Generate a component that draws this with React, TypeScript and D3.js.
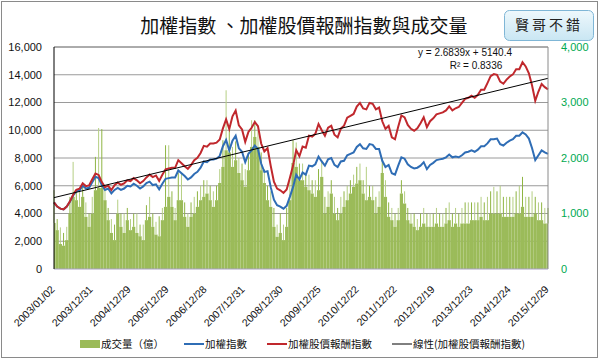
* * *
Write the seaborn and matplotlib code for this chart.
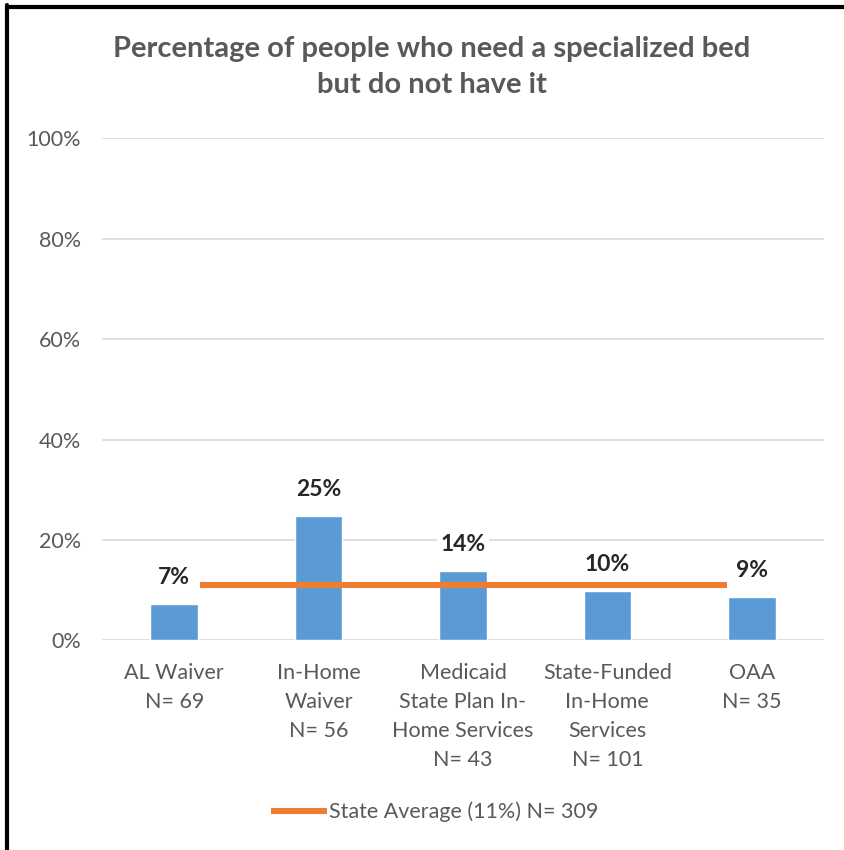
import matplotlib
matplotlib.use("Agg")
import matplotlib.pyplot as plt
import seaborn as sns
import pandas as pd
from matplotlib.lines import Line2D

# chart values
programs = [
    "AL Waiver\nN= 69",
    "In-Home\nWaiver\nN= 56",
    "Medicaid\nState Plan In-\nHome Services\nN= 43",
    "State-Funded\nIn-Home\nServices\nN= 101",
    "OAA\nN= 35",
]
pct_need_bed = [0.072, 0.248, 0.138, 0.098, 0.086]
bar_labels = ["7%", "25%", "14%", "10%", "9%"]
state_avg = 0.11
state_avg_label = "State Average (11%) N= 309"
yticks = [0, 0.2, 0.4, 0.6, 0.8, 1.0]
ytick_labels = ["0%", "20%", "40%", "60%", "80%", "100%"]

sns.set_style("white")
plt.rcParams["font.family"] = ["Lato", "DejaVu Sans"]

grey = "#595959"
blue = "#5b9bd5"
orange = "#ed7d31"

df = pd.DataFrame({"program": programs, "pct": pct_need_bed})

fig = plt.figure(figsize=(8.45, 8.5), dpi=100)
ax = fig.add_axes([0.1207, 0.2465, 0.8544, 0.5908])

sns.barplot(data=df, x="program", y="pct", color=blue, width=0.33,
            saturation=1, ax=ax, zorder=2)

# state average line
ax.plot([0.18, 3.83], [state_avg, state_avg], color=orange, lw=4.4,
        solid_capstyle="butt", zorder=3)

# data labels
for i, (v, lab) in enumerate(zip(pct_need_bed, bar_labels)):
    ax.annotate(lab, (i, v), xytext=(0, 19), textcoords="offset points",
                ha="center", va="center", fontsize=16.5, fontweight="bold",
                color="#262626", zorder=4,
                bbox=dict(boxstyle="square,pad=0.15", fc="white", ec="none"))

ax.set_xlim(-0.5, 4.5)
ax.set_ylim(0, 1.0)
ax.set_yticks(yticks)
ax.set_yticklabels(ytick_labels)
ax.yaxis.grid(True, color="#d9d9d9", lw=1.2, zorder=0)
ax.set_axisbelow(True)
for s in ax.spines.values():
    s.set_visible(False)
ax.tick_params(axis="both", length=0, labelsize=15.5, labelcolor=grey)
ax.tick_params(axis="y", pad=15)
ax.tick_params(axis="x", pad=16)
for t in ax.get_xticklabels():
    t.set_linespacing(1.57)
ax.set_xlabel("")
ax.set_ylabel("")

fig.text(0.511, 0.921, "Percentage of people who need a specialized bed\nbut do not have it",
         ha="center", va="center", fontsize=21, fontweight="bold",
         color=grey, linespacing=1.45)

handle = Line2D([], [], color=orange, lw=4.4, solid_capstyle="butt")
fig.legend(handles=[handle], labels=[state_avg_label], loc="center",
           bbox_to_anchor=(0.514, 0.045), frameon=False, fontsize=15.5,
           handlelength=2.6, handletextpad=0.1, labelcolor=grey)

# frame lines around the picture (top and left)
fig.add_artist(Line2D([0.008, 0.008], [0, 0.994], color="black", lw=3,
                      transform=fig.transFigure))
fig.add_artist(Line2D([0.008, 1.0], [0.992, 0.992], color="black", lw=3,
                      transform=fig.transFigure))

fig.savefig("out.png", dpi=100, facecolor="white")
==
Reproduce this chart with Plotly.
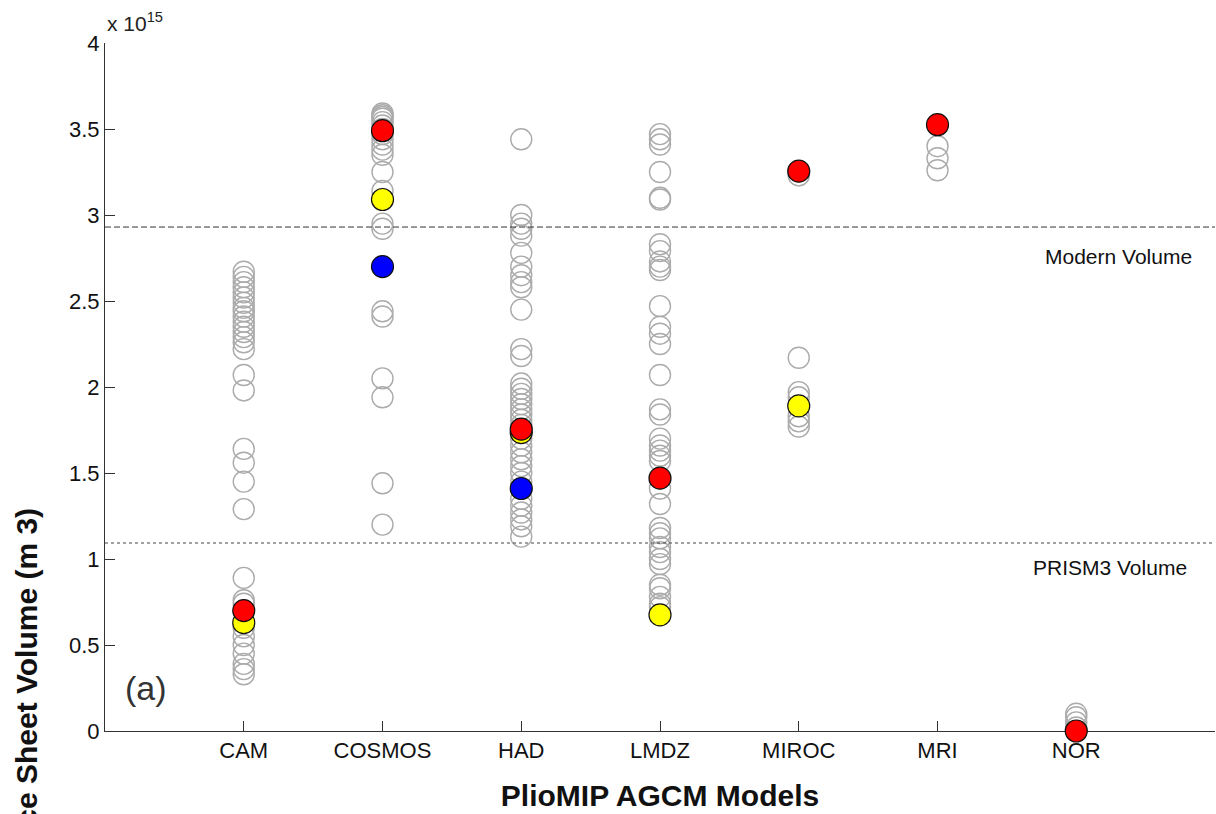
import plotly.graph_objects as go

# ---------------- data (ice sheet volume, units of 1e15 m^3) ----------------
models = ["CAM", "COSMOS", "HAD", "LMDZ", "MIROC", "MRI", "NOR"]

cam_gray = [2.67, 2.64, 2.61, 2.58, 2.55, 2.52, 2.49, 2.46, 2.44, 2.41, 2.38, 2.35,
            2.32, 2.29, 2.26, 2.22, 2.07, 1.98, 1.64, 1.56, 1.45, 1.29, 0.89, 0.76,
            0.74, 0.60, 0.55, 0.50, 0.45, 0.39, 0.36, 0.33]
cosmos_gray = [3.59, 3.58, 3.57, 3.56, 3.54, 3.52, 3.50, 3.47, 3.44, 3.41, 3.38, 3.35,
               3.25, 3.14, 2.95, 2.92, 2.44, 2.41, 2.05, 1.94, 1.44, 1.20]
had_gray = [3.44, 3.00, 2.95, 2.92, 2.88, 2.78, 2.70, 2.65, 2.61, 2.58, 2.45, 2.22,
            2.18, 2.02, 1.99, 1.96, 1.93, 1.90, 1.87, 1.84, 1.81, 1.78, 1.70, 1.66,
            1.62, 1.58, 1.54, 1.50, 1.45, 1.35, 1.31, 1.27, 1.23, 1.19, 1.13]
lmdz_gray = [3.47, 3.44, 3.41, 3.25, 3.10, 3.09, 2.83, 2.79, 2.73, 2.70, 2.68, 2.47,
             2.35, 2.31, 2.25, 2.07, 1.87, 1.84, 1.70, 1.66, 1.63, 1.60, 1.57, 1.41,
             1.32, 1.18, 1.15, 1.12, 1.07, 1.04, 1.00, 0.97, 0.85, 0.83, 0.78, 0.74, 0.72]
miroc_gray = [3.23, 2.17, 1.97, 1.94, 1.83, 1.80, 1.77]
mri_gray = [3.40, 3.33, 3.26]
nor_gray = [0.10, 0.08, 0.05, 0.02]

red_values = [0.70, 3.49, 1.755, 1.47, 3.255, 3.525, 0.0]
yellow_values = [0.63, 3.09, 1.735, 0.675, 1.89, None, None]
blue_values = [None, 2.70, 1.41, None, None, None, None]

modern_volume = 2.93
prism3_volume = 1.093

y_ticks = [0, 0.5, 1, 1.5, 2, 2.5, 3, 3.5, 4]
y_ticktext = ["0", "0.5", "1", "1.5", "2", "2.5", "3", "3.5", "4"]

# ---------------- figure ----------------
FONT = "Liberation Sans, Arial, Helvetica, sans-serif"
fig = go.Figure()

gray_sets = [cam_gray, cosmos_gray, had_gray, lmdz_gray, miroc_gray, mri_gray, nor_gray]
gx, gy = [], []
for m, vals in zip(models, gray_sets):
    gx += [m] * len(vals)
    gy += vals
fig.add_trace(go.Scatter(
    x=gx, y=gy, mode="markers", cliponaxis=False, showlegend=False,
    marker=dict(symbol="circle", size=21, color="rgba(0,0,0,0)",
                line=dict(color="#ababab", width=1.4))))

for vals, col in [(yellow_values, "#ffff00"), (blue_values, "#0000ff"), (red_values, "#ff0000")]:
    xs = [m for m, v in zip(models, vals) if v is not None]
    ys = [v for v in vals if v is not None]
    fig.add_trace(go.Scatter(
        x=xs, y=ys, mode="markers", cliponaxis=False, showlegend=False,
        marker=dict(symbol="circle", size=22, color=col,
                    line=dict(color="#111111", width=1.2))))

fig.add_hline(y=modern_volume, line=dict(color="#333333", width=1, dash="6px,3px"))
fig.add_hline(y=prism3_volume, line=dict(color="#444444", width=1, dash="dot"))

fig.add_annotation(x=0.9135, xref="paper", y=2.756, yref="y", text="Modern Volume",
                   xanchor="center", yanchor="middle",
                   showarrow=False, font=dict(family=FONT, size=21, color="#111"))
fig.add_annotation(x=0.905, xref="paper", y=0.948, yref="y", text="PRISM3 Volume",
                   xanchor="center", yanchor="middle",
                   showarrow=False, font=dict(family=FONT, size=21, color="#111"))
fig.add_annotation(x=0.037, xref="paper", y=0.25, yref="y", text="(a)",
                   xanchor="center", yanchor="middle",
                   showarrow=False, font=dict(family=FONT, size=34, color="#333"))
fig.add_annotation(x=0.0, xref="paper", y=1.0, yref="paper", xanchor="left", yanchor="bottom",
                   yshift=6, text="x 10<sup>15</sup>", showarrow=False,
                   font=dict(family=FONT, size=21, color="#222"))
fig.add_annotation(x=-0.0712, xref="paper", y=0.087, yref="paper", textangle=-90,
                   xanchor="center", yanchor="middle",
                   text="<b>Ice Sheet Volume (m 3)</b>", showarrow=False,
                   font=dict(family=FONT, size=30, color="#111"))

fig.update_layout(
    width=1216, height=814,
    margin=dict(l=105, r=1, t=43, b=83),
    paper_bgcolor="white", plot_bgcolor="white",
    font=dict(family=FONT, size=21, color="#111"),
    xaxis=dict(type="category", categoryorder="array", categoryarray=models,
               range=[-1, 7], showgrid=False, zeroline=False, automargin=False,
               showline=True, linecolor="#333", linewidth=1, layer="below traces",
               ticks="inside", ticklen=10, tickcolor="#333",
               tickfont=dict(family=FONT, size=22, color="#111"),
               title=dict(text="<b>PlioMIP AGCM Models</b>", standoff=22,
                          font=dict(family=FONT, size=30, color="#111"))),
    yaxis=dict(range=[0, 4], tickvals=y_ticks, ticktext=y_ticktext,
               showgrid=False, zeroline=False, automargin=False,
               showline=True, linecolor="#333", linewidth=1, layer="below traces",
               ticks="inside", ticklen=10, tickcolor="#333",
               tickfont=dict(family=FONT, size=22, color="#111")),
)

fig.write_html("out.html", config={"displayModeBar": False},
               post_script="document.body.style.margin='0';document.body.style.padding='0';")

__EXERCISE OBJECTIVE__:
Reproduce exactly the section that begins with the line containing "Write the seaborn" and ends with the line containing "color=grey, linespacing=1.45)". Both boundary lines belong in the copy, but pictures do not.

__ANSWER IN FULL__:
Write the seaborn and matplotlib code for this chart.
import matplotlib
matplotlib.use("Agg")
import matplotlib.pyplot as plt
import seaborn as sns
import pandas as pd
from matplotlib.lines import Line2D

# chart values
programs = [
    "AL Waiver\nN= 69",
    "In-Home\nWaiver\nN= 56",
    "Medicaid\nState Plan In-\nHome Services\nN= 43",
    "State-Funded\nIn-Home\nServices\nN= 101",
    "OAA\nN= 35",
]
pct_need_bed = [0.072, 0.248, 0.138, 0.098, 0.086]
bar_labels = ["7%", "25%", "14%", "10%", "9%"]
state_avg = 0.11
state_avg_label = "State Average (11%) N= 309"
yticks = [0, 0.2, 0.4, 0.6, 0.8, 1.0]
ytick_labels = ["0%", "20%", "40%", "60%", "80%", "100%"]

sns.set_style("white")
plt.rcParams["font.family"] = ["Lato", "DejaVu Sans"]

grey = "#595959"
blue = "#5b9bd5"
orange = "#ed7d31"

df = pd.DataFrame({"program": programs, "pct": pct_need_bed})

fig = plt.figure(figsize=(8.45, 8.5), dpi=100)
ax = fig.add_axes([0.1207, 0.2465, 0.8544, 0.5908])

sns.barplot(data=df, x="program", y="pct", color=blue, width=0.33,
            saturation=1, ax=ax, zorder=2)

# state average line
ax.plot([0.18, 3.83], [state_avg, state_avg], color=orange, lw=4.4,
        solid_capstyle="butt", zorder=3)

# data labels
for i, (v, lab) in enumerate(zip(pct_need_bed, bar_labels)):
    ax.annotate(lab, (i, v), xytext=(0, 19), textcoords="offset points",
                ha="center", va="center", fontsize=16.5, fontweight="bold",
                color="#262626", zorder=4,
                bbox=dict(boxstyle="square,pad=0.15", fc="white", ec="none"))

ax.set_xlim(-0.5, 4.5)
ax.set_ylim(0, 1.0)
ax.set_yticks(yticks)
ax.set_yticklabels(ytick_labels)
ax.yaxis.grid(True, color="#d9d9d9", lw=1.2, zorder=0)
ax.set_axisbelow(True)
for s in ax.spines.values():
    s.set_visible(False)
ax.tick_params(axis="both", length=0, labelsize=15.5, labelcolor=grey)
ax.tick_params(axis="y", pad=15)
ax.tick_params(axis="x", pad=16)
for t in ax.get_xticklabels():
    t.set_linespacing(1.57)
ax.set_xlabel("")
ax.set_ylabel("")

fig.text(0.511, 0.921, "Percentage of people who need a specialized bed\nbut do not have it",
         ha="center", va="center", fontsize=21, fontweight="bold",
         color=grey, linespacing=1.45)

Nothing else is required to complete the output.